**** AVAILABLE DATA

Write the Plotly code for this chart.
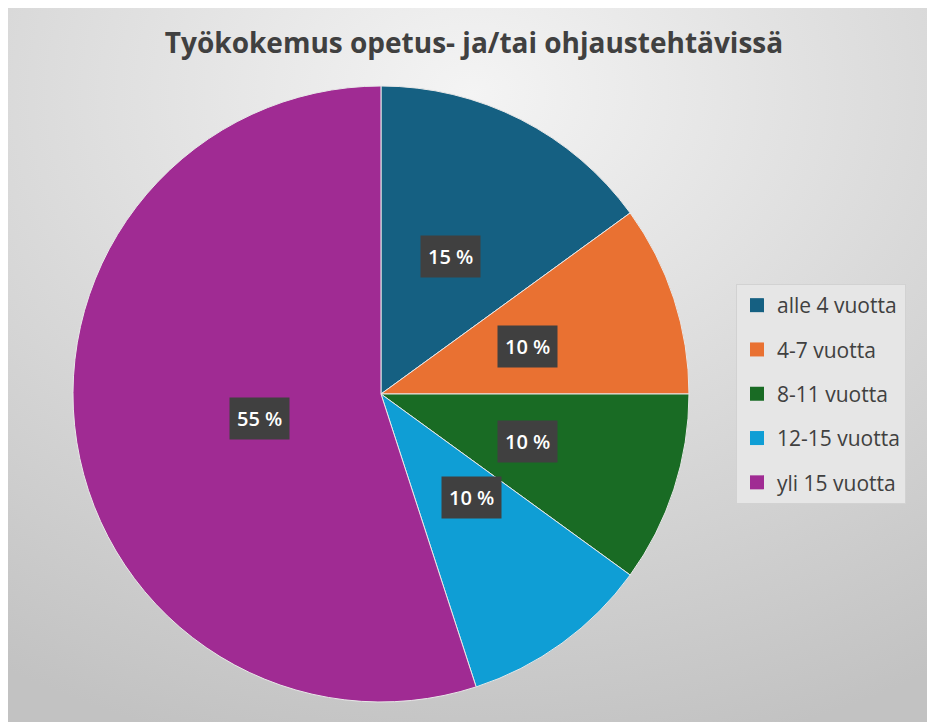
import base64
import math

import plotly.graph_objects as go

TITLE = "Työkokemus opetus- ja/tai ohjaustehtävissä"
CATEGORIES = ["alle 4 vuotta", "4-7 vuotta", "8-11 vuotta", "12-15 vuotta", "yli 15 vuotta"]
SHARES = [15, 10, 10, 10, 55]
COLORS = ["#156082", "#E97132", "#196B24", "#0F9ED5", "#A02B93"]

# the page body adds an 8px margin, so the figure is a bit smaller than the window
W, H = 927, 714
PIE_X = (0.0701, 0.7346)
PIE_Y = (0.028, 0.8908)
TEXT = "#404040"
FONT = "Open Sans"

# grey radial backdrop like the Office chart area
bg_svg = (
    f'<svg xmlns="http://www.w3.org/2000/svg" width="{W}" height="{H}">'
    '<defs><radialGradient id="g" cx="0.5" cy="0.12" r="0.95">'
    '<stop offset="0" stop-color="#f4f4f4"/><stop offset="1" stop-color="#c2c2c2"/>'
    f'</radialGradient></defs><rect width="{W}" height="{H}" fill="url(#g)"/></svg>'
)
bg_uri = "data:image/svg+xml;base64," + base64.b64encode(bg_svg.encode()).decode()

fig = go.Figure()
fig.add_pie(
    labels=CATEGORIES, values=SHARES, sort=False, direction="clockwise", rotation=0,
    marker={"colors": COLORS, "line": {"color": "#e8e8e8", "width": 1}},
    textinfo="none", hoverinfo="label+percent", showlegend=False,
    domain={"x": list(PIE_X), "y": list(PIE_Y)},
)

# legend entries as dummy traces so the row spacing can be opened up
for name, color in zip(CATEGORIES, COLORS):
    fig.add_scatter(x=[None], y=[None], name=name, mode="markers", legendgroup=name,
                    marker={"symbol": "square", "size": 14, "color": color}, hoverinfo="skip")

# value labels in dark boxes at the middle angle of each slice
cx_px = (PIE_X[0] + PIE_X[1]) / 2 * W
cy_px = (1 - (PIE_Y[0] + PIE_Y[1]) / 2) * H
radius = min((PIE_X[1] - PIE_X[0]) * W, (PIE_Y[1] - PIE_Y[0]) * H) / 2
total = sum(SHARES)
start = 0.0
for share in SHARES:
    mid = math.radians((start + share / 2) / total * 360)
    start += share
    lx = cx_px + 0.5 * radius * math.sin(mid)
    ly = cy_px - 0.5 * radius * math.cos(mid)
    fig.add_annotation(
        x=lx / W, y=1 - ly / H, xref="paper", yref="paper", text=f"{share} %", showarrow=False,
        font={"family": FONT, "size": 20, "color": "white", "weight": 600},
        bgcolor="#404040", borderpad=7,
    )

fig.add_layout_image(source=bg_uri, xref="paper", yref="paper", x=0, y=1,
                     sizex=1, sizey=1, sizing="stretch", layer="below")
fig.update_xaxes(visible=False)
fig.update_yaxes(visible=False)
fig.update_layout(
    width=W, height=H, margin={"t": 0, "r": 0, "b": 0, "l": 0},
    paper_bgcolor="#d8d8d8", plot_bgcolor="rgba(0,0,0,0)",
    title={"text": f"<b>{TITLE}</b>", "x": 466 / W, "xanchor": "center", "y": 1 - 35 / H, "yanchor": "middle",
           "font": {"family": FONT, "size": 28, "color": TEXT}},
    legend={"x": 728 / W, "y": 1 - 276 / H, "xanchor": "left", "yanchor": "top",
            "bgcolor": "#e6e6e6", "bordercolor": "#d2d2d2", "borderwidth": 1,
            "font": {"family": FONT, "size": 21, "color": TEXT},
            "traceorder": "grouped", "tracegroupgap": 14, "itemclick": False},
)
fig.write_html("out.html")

********

◆ **WORK TO DO**
Copy out the lines in which the string "chart" appears.

◆ **FINISHED EXERCISE**
Write the Plotly code for this chart.
# grey radial backdrop like the Office chart area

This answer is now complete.